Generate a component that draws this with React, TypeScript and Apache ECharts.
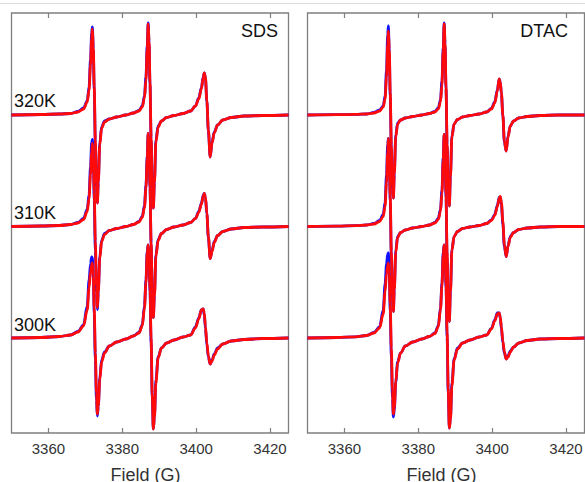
import React, { useEffect, useRef } from "react";
import * as echarts from "echarts";

// Magnetic field grid (G) shared by all traces
const FIELD = [
  3350, 3358, 3363, 3366, 3368, 3369.5, 3370.5, 3371.0, 3371.4, 3371.7,
  3371.9, 3372.15, 3372.4, 3372.7, 3373.0, 3373.25, 3373.5, 3373.9, 3374.4, 3375.2,
  3376.5, 3378.5, 3381, 3383, 3384.5, 3385.4, 3386.0, 3386.4, 3386.75, 3387.0,
  3387.25, 3387.5, 3387.8, 3388.1, 3388.4, 3388.7, 3389.1, 3389.7, 3390.6, 3392,
  3394, 3396.5, 3398.5, 3399.8, 3400.7, 3401.4, 3401.9, 3402.2, 3402.5, 3402.9,
  3403.3, 3403.8, 3404.3, 3404.9, 3405.8, 3407.2, 3409.5, 3413, 3418, 3425,
];

const TEMPS = ["320K", "310K", "300K"];
const OFFSETS = [318, 206.5, 95];
const TICKS = [3360, 3380, 3400, 3420];
const PANELS = ["SDS", "DTAC"];

// SDS – experimental (blue) and simulated (red)
const SDS_320_BLUE = [0, 0.5, 1, 1.5, 3.5, 7, 14, 28, 56, 82, 88, 66, 24, -28, -72, -88, -66, -28, -12, -6, -4, -2, 0, 2, 4.5, 9, 19, 38, 70, 92, 72, 30, -24, -73, -93, -66, -25, -11, -6, -2.5, -0.5, 1.5, 4, 9, 17, 27, 38, 42, 37, 13, -16, -42, -27, -17, -10, -5, -2.5, -1, -0.5, 0];
const SDS_320_RED = [0, 0.5, 1, 1.5, 3, 6, 13, 25, 50, 76, 86, 68, 28, -25, -70, -88, -68, -30, -13, -7, -4, -2, 0, 2, 4, 8, 17, 35, 66, 91, 74, 32, -22, -72, -93, -68, -27, -12, -6, -2.5, -0.5, 1.5, 4, 9, 16, 26, 37, 42, 38, 14, -15, -42, -28, -18, -10, -5, -2.5, -1, -0.5, 0];
const SDS_310_BLUE = [0, 0.5, 1, 2, 4, 8, 17, 32, 60, 84, 87, 66, 26, -24, -66, -83, -64, -30, -14, -7, -4, -2, 0, 2, 5, 10, 21, 41, 71, 93, 78, 38, -17, -66, -91, -68, -28, -13, -7, -3, -0.5, 1.5, 4, 8, 15, 23, 31, 33, 29, 12, -11, -32, -24, -15, -9, -5, -2.5, -1, -0.5, 0];
const SDS_310_RED = [0, 0.5, 1, 2, 3.5, 7, 15, 28, 52, 74, 83, 70, 35, -15, -60, -81, -66, -32, -15, -8, -4, -2, 0, 2, 4.5, 9, 19, 38, 68, 93, 80, 40, -15, -65, -91, -70, -30, -14, -7, -3, -0.5, 1.5, 4, 8, 14, 22, 30, 33, 30, 13, -10, -32, -25, -16, -9, -5, -2.5, -1, -0.5, 0];
const SDS_300_BLUE = [0, 0.5, 1.5, 3, 6.5, 13, 32, 58, 74, 81, 80, 60, 24, -22, -62, -78, -68, -40, -22, -14, -8, -4, -1, 2, 5.5, 13, 32, 58, 87, 93, 80, 46, -5, -58, -91, -78, -42, -19, -10, -5, -2, 1, 3, 11, 20, 28, 29, 23, 10, -7, -19, -26, -22, -16, -10, -6, -3, -1.5, -0.5, 0];
const SDS_300_RED = [0, 0.5, 1.5, 3, 6, 12, 28, 50, 66, 73, 75, 62, 30, -15, -55, -76, -68, -42, -24, -15, -8, -4, -1, 2, 5, 12, 30, 55, 85, 93, 82, 50, 0, -55, -91, -80, -45, -20, -10, -5, -2, 1, 3, 10, 19, 28, 29, 25, 12, -5, -18, -26, -23, -17, -11, -6, -3, -1.5, -0.5, 0];

// DTAC – experimental (blue) and simulated (red)
const DTAC_320_BLUE = [0, 0.3, 0.6, 1, 2.5, 5, 9, 19, 45, 80, 89, 62, 18, -33, -74, -83, -58, -20, -8, -5, -3, -1.5, 0, 1.5, 3.5, 7, 15, 34, 68, 92, 70, 26, -30, -76, -91, -60, -21, -9, -4.5, -2, -0.5, 1, 3, 6.5, 13, 25, 36, 33, 21, -1, -27, -36, -21, -11, -6, -3, -1.5, -0.5, 0, 0];
const DTAC_320_RED = [0, 0.3, 0.6, 1, 2, 4, 8, 16, 38, 70, 84, 66, 22, -30, -72, -83, -60, -22, -9, -5, -3, -1.5, 0, 1.5, 3, 6, 13, 30, 64, 91, 72, 28, -28, -75, -91, -62, -22, -9, -4.5, -2, -0.5, 1, 3, 6, 12, 24, 36, 33, 22, 0, -26, -36, -22, -11, -6, -3, -1.5, -0.5, 0, 0];
const DTAC_310_BLUE = [0, 0.3, 0.8, 1.5, 3, 6, 12, 24, 52, 82, 88, 66, 24, -30, -72, -85, -62, -24, -10, -6, -3.5, -1.5, 0, 1.5, 4, 8, 17, 36, 70, 92, 72, 28, -30, -80, -95, -64, -23, -10, -5, -2, -0.5, 1, 3, 6.5, 12, 21, 29, 29, 22, 2, -20, -30, -19, -10, -6, -3, -1.5, -0.5, 0, 0];
const DTAC_310_RED = [0, 0.3, 0.8, 1.5, 2.5, 5, 10, 20, 44, 74, 88, 72, 30, -25, -70, -85, -64, -26, -11, -6, -3.5, -1.5, 0, 1.5, 3.5, 7, 15, 33, 66, 92, 76, 32, -26, -78, -95, -66, -24, -10, -5, -2, -0.5, 1, 3, 6, 11, 20, 28, 30, 24, 5, -18, -30, -20, -11, -6, -3, -1.5, -0.5, 0, 0];
const DTAC_300_BLUE = [0, 0.5, 1.2, 2.5, 5.5, 11, 28, 54, 74, 84, 85, 66, 26, -20, -60, -79, -72, -44, -24, -15, -8, -4, -1, 1.5, 5, 12, 30, 55, 86, 93, 82, 50, 0, -54, -90, -80, -45, -21, -10, -5, -2, 1, 3, 9.5, 18, 25, 25, 20, 9, -5, -15, -21, -18, -13, -9, -5, -2.5, -1, -0.5, 0];
const DTAC_300_RED = [0, 0.5, 1.2, 2.5, 5, 10, 24, 46, 64, 72, 75, 64, 34, -10, -52, -76, -70, -44, -25, -15, -8, -4, -1, 1.5, 4.5, 11, 28, 52, 83, 93, 84, 54, 5, -50, -90, -82, -48, -22, -11, -5, -2, 1, 3, 9, 17, 24, 25, 21, 11, -3, -14, -21, -19, -14, -9, -5, -2.5, -1, -0.5, 0];

const BLUE_TRACES = [
  [SDS_320_BLUE, SDS_310_BLUE, SDS_300_BLUE],
  [DTAC_320_BLUE, DTAC_310_BLUE, DTAC_300_BLUE],
];
const RED_TRACES = [
  [SDS_320_RED, SDS_310_RED, SDS_300_RED],
  [DTAC_320_RED, DTAC_310_RED, DTAC_300_RED],
];

const FONT = "'Liberation Sans', Arial, Helvetica, sans-serif";
const FRAME = "#7f7f7f";
const GRID_LEFTS = [11.5, 307.5];

function buildOption() {
  const grids = GRID_LEFTS.map((left) => ({
    left,
    top: 13,
    width: 277,
    height: 420,
    show: true,
    borderColor: FRAME,
    borderWidth: 1.3,
    backgroundColor: "#fff",
    containLabel: false,
    outerBoundsMode: "none",
  }));

  const xAxes: any[] = [];
  const yAxes: any[] = [];
  GRID_LEFTS.forEach((_, g) => {
    xAxes.push({
      type: "value",
      gridIndex: g,
      position: "bottom",
      min: 3350,
      max: 3425,
      axisLine: { show: false },
      axisTick: {
        show: true,
        inside: true,
        length: 5,
        customValues: TICKS,
        lineStyle: { color: FRAME, width: 1.2 },
      },
      axisLabel: {
        customValues: TICKS,
        formatter: (v: number) => String(v),
        color: "#333",
        fontSize: 15,
        margin: 8,
        fontFamily: FONT,
      },
      splitLine: { show: false },
      name: "Field (G)",
      nameLocation: "middle",
      nameGap: 33,
      nameTextStyle: { fontSize: 18, color: "#333", fontFamily: FONT, padding: [0, 9, 0, 0] },
    });
    xAxes.push({
      type: "value",
      gridIndex: g,
      position: "top",
      min: 3350,
      max: 3425,
      axisLine: { show: false },
      axisTick: {
        show: true,
        inside: true,
        length: 5,
        customValues: TICKS,
        lineStyle: { color: FRAME, width: 1.2 },
      },
      axisLabel: { show: false },
      splitLine: { show: false },
    });
    yAxes.push({
      type: "value",
      gridIndex: g,
      min: 0,
      max: 420,
      show: false,
    });
  });

  const series: any[] = [];
  const addTraces = (traces: number[][][], color: string, z: number) => {
    traces.forEach((panel, p) => {
      panel.forEach((vals, t) => {
        series.push({
          type: "line",
          name: `${PANELS[p]} ${TEMPS[t]}`,
          xAxisIndex: p * 2,
          yAxisIndex: p,
          data: FIELD.map((f, i) => [f, OFFSETS[t] + vals[i]]),
          showSymbol: false,
          symbol: "none",
          smooth: 0.35,
          smoothMonotone: "x",
          lineStyle: { color, width: 2.8 },
          z,
          silent: true,
        });
      });
    });
  };
  addTraces(BLUE_TRACES, "#1010ff", 2);
  addTraces(RED_TRACES, "#ff0a0a", 3);

  const graphics: any[] = [
    {
      type: "line",
      shape: { x1: 0, y1: 3.5, x2: 585, y2: 3.5 },
      style: { stroke: "#dcdcdc", lineWidth: 1 },
    },
    {
      type: "text",
      x: 278,
      y: 31,
      style: { text: PANELS[0], fill: "#111", font: `18px ${FONT}`, align: "right", verticalAlign: "middle" },
      z: 10,
    },
    {
      type: "text",
      x: 568,
      y: 31,
      style: { text: PANELS[1], fill: "#111", font: `18px ${FONT}`, align: "right", verticalAlign: "middle" },
      z: 10,
    },
  ];
  const labelY = [101, 213, 325];
  TEMPS.forEach((t, i) => {
    graphics.push({
      type: "text",
      x: 14,
      y: labelY[i],
      style: { text: t, fill: "#111", font: `18px ${FONT}`, align: "left", verticalAlign: "middle" },
      z: 10,
    });
  });

  return {
    animation: false,
    backgroundColor: "#fff",
    grid: grids,
    xAxis: xAxes,
    yAxis: yAxes,
    series,
    graphic: graphics,
  };
}

export default function App() {
  const ref = useRef<HTMLDivElement>(null);
  useEffect(() => {
    if (!ref.current) return;
    const chart = echarts.init(ref.current, undefined, { renderer: "svg" });
    chart.setOption(buildOption() as any);
    return () => chart.dispose();
  }, []);
  return (
    <div
      ref={ref}
      style={{ position: "fixed", left: 0, top: 0, width: 585, height: 482, background: "#fff" }}
    />
  );
}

+++

* _Exercise task_:
Pull out and copy each line containing the string "React".

* _Worked solution_:
Generate a component that draws this with React, TypeScript and Apache ECharts.
import React, { useEffect, useRef } from "react";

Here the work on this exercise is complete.